Price wars are commonplace in India's highly competitive telecoms industry, where foreign firms including Vodafone, Singapore Telecommunications Ltd (SingTel) and Russia's Sistema operate either through joint ventures or as separate entities.
DoCoMo decided to exit Tata Teleservices in July, saying the company had not met undisclosed performance targets, and gave Tata 90 days to find a buyer.
That deadline expired on Dec. 3, and under a pact, Tata had to sell the stake for $1.1 billion - about half the price DoCoMo paid initially - or fair market price, whichever was higher, DoCoMo spokesman Shunsuke Muraki told Reuters.
"Worst case scenario, if the agreement is not followed through, a foreclosure is a possibility," Muraki said.

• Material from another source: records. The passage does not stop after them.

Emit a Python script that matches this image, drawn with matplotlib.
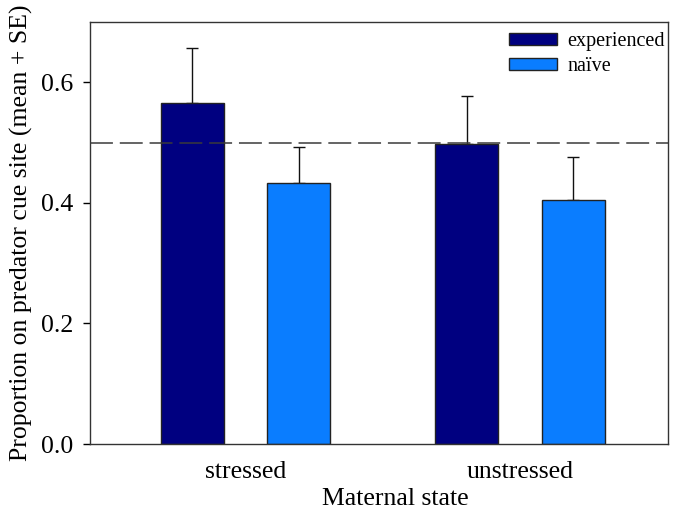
import numpy as np
import matplotlib.pyplot as plt

plt.rcParams['font.family'] = ['Liberation Serif', 'DejaVu Serif']

# data
groups = ['stressed', 'unstressed']
experienced = [0.566, 0.497]
experienced_se = [0.091, 0.080]
naive = [0.433, 0.405]
naive_se = [0.060, 0.071]

fig = plt.figure(figsize=(6.75, 5.11), dpi=100)
ax = fig.add_axes([0.1333, 0.1311, 0.8563, 0.8259])

x = np.arange(len(groups))
w = 0.229
off = 0.194
ax.bar(x - off, experienced, w, color='#000080', edgecolor='#222222', linewidth=1,
       label='experienced', zorder=2)
ax.bar(x + off, naive, w, color='#0A7DFF', edgecolor='#222222', linewidth=1,
       label='na\u00efve', zorder=2)
ax.errorbar(x - off, experienced, yerr=[np.zeros(2), experienced_se], fmt='none',
            ecolor='#111111', elinewidth=1, capsize=4.5, capthick=1, zorder=1)
ax.errorbar(x + off, naive, yerr=[np.zeros(2), naive_se], fmt='none',
            ecolor='#111111', elinewidth=1, capsize=4.5, capthick=1, zorder=1)

# reference line at 0.5
ax.axhline(0.5, color='#3a3a3a', linestyle=(0, (15, 4.5)), linewidth=1.1, zorder=3)

ax.set_xlim(-0.566, 1.539)
ax.set_ylim(0, 0.7)
ax.set_yticks([0.0, 0.2, 0.4, 0.6])
ax.set_yticklabels(['0.0', '0.2', '0.4', '0.6'])
ax.set_xticks(x)
ax.set_xticklabels(groups)
ax.tick_params(axis='x', length=0, pad=12, labelsize=18.5)
ax.tick_params(axis='y', direction='out', length=5, width=1, labelsize=18.5, pad=7)
for s in ax.spines.values():
    s.set_color('#333333')
    s.set_linewidth(1)

ax.set_xlabel('Maternal state', fontsize=18.5)
ax.xaxis.set_label_coords(0.528, -0.105)
ax.set_ylabel('Proportion on predator cue site (mean + SE)', fontsize=18.5, labelpad=6)

ax.legend(loc='upper right', bbox_to_anchor=(1.012, 1.0), frameon=False, fontsize=14.5,
          handlelength=2.4, handleheight=0.6, handletextpad=0.5, borderaxespad=0.1,
          labelspacing=0.3)

fig.savefig('out.png', dpi=100)
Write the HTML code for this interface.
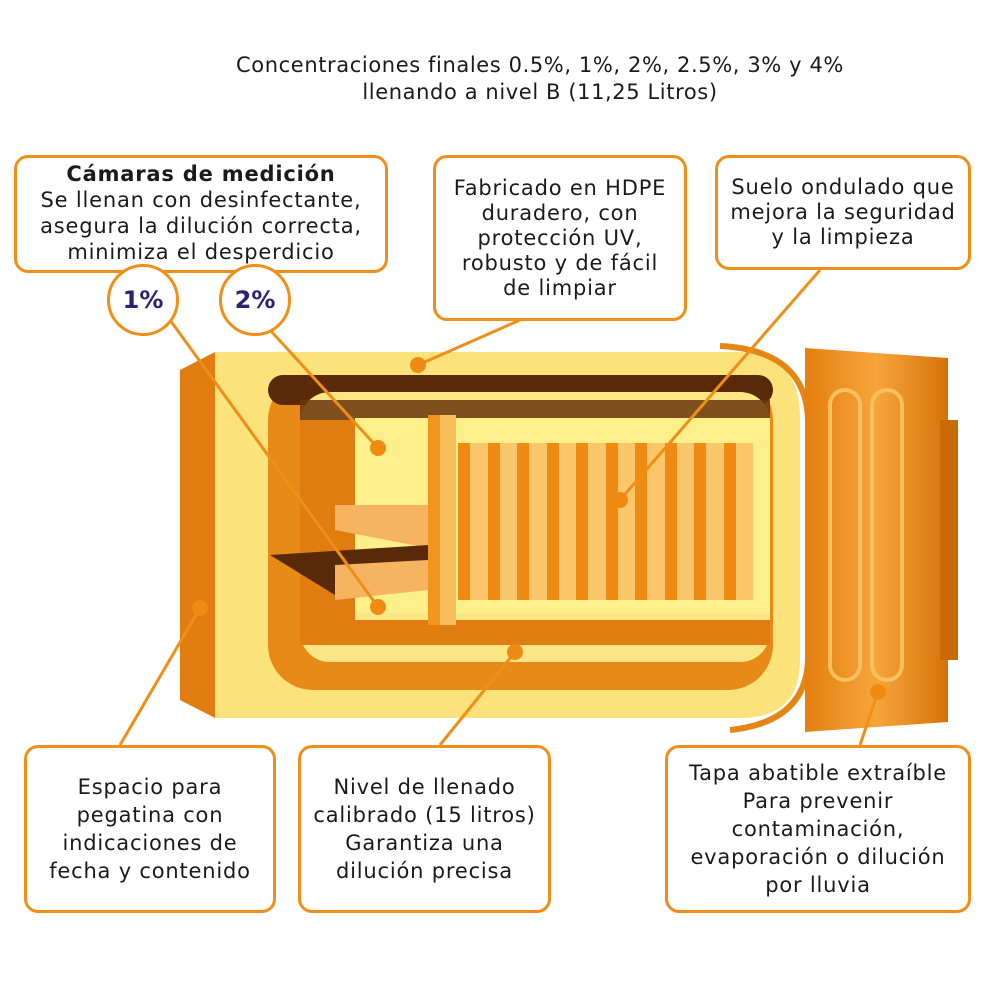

Tata Sons said in a statement on Monday it was trying to resolve the issue. Tata had tried to sell DoCoMo's stake, bankers with knowledge of the matter said, but it failed to get bidders due to concerns about Tata Teleservices' prospects.
Tata Teleservices' mobile user base increased by 2 per cent at end-October from a year-ago to 64.78 million, lagging both the sector growth of 7 percent and market leader Bharti Airtel Ltd's nearly 10 per cent increase, according to the latest figures from the telecom regulator.
Tata Sons said in a statement on Monday it would continue with efforts to find a solution to the issue.
A Tata Sons spokesperson said, "Yes, we have learnt that Docomo has filed for arbitration. From the outset, Tata Sons has been committed to honouring its obligations to Docomo, and has taken every possible step keeping in mind the interests of all stakeholders and in accordance with law."
The company said said it has made the necessary application to the Reserve Bank of India, and is awaiting a response.
"Tata Sons will continue with its endeavour to find an amicable solution," the spokesperson added.
A person with knowledge of the matter said Tata was willing, and had the liquidity, to buy DoCoMo's stake but could only do so with central bank approval.
It was not immediately clear if the central bank would okay the deal, as the rules prevent foreign investors from selling stakes in Indian firms at a pre-determined price.
DoCoMo paid $2.2 billion in 2009 for the Tata Teleservices stake. The company filed the arbitration request on Jan. 3 with the London Court of International Arbitration to ensure the stake is sold, Muraki said.
DoCoMo's exit from the Tata venture at a deep discount adds to a string of loss-making investments in mobile firms. In the late 1990s and early 2000s, it racked up about $13.6 billion in losses from investments in companies including AT&T Wireless, KPN Mobile and Hutchinson 3G UK. It later sold these stakes.